Mais la présence des avions français n’est pas seulement symbolique, la tournée d’été revêt aussi un intérêt mercantile, pas dénué d’importance stratégique.

Appuyer les contrats d’armement

L’Asie du sud-est est un marché important pour la France, même s’il reste inférieur à ce que représente le Moyen-Orient avec l’Egypte et la péninsule arabe. Les pays asiatiques investissent de plus en plus dans les équipements de défense pour faire face à un contexte sécuritaire dégradé.

Avec l’exportation d’armements et d’équipements de défense, c’est aussi des liens politiques extrêmement forts qui se mettent en place.Céline Pajon, chercheur au centre Asie-Pacifique de l’IFRI

La France se positionne sur ce marché et à déjà réalisé de très gros coups ont été réalisés par l’industrie de l’armement : 40% de ses contrats concernant des sous-marins ont été signé dans la région, l’Inde a signé en 2005 un contrat pour 6 sous-marins de classe Scorpène. C’est surtout avec l’Australie et le « méga-contrat » signé par l’armateur français Naval group en 2017, pour 12 sous-marins derniers cris de la classe Shortfin Barracuda, conçus en France mais produit en Australie, pour un total de 6,5 milliards d’euros, un record.

© TV5MONDE

En 2016 Singapour a commandé 16 hélicoptères Caracal de la filiale hélicoptère d’Airbus, pour un montant estimé à 500 millions d’euros. La même année c’est l’Inde, encore elle, qui achetée 36 avions Rafale de Dassault, pour près de 8 milliards d’euros.

Mais il faut regarder au delà des dividendes économiques de tels contrats estime Céline Pajon : “ Avec l’exportation d’armements et d’équipements de défense, c’est aussi des liens politiques extrêmement forts qui se mettent en place, avec des pays comme l’Inde ou l’Australie.
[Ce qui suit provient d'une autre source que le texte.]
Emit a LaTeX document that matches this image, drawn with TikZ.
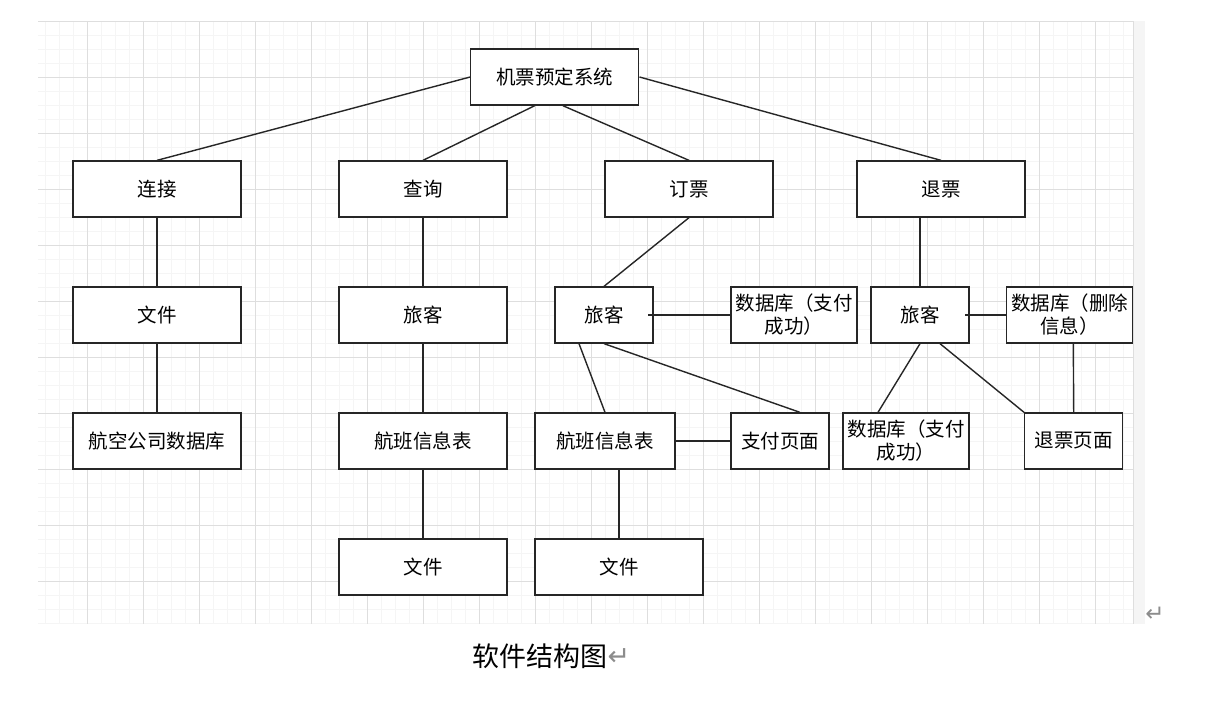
\documentclass[tikz,border=0pt]{standalone}
\usepackage{fontspec}
\setmainfont{Noto Sans CJK SC}
\newfontfamily\cjk{Noto Sans CJK SC}
\newfontfamily\symf{DejaVu Sans}
\begin{document}
\begin{tikzpicture}[x=1pt,y=-1pt,
  box/.style={draw=black!85,line width=1.3pt,fill=white,inner sep=0pt,
    font=\cjk\fontsize{19.5}{23}\selectfont,align=center},
  link/.style={draw=black!85,line width=1.4pt},
  minor/.style={draw=black!4,line width=0.9pt},
  major/.style={draw=black!13,line width=1pt}]
\useasboundingbox (0,0) rectangle (1217,707);
\fill[white] (0,0) rectangle (1217,707);
% side strip
\fill[black!4] (1133,21) rectangle (1145,624);
% grid
\begin{scope}
\clip (38,21) rectangle (1134,624);
\foreach \i in {0,...,78} {\draw[minor] ({45.7+14*\i},21) -- ({45.7+14*\i},624);}
\foreach \i in {0,...,43} {\draw[minor] (38,{21.3+14*\i}) -- (1134,{21.3+14*\i});}
\foreach \i in {0,...,19} {\draw[major] ({87.7+56*\i},21) -- ({87.7+56*\i},624);}
\foreach \i in {0,...,10} {\draw[major] (38,{21.3+56*\i}) -- (1134,{21.3+56*\i});}
\end{scope}
\draw[major] (1133,21) -- (1133,624);
% nodes
\node[box,minimum width=168,minimum height=56] (root) at (554.8,77) {机票预定系统};
\node[box,minimum width=168,minimum height=56] (lj) at (157,189) {连接};
\node[box,minimum width=168,minimum height=56] (cx) at (423,189) {查询};
\node[box,minimum width=168,minimum height=56] (dp) at (689,189) {订票};
\node[box,minimum width=168,minimum height=56] (tp) at (941,189) {退票};
\node[box,minimum width=168,minimum height=56] (wj1) at (157,315) {文件};
\node[box,minimum width=168,minimum height=56] (lk2) at (423,315) {旅客};
\node[box,minimum width=98,minimum height=56] (lk3) at (604,315) {旅客};
\node[box,minimum width=126,minimum height=56] (sj3) at (794,315) {数据库（支付\\成功）};
\node[box,minimum width=98,minimum height=56] (lk4) at (920,315) {旅客};
\node[box,minimum width=126,minimum height=56] (sj4) at (1069.7,315) {数据库（删除\\信息）};
\node[box,minimum width=168,minimum height=56] (hk) at (157,441) {航空公司数据库};
\node[box,minimum width=168,minimum height=56] (hb2) at (423,441) {航班信息表};
\node[box,minimum width=140,minimum height=56] (hb3) at (605,441) {航班信息表};
\node[box,minimum width=98,minimum height=56] (zf) at (780,441) {支付页面};
\node[box,minimum width=126,minimum height=56] (sj5) at (906,441) {数据库（支付\\成功）};
\node[box,minimum width=98,minimum height=56] (tpy) at (1073.7,441) {退票页面};
\node[box,minimum width=168,minimum height=56] (wj2) at (423,567) {文件};
\node[box,minimum width=168,minimum height=56] (wj3) at (619,567) {文件};
% free ends inside boxes
\coordinate (lk3r) at (648,315);
\coordinate (lk4r) at (965,315);
% connectors
\draw[link] (root.west) -- (lj.north);
\draw[link] (root.south) ++(-20,0) coordinate (rs1) -- (cx.north);
\draw[link] (root.south) ++(8,0) coordinate (rs2) -- (dp.north);
\draw[link] (root.east) -- (tp.north);
\draw[link] (lj.south) -- (wj1.north);
\draw[link] (wj1.south) -- (hk.north);
\draw[link] (cx.south) -- (lk2.north);
\draw[link] (lk2.south) -- (hb2.north);
\draw[link] (hb2.south) -- (wj2.north);
\draw[link] (dp.south) -- (lk3.north);
\draw[link] (lk3r) -- (sj3.west);
\draw[link] ([xshift=-25]lk3.south) -- (hb3.north);
\draw[link] (lk3.south) -- ([xshift=20]zf.north);
\draw[link] (hb3.east) -- (zf.west);
\draw[link] (wj3.north) -- (wj3.north |- hb3.south);
\draw[link] (tp.south -| lk4.north) -- (lk4.north);
\draw[link] (lk4r) -- (sj4.west);
\draw[link] (lk4.south) -- ([xshift=-28]sj5.north);
\draw[link] ([xshift=20]lk4.south) -- (tpy.north west);
\draw[link] ([xshift=3.6]sj4.south) -- ([xshift=0]tpy.north);
% caption
\node[font=\cjk\fontsize{27}{30}\selectfont,anchor=west,inner sep=0pt] (cap) at (472,656) {软件结构图};
\node[font=\symf\fontsize{27}{30}\selectfont,text=black!45,anchor=west,inner sep=0pt] (ret1) at ([yshift=-1]cap.east) {↵};
\node[font=\symf\fontsize{23}{26}\selectfont,text=black!45,inner sep=0pt] (ret2) at (1155,614) {↵};
\end{tikzpicture}
\end{document}
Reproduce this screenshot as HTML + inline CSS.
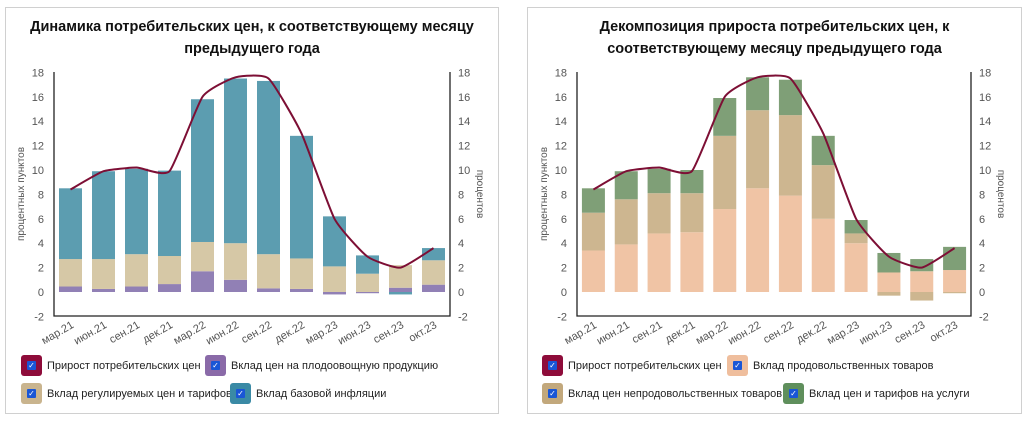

La France est engagée pour des dizaines d’années à venir avec eux et ça suppose mieux comprendre, mieux dialoguer avec ces partenaires et montrer qu’elle est engagée pour la stabilité stratégique de la zone”.

Le déploiement PEGASE confirme donc cette dynamique engagée par la stratégie française : capitaliser sur l’achat de matériel français pour développer l’interopérabilité, envisager des opérations conjointes et affirmer un peu plus le statut de puissance régionale de la France.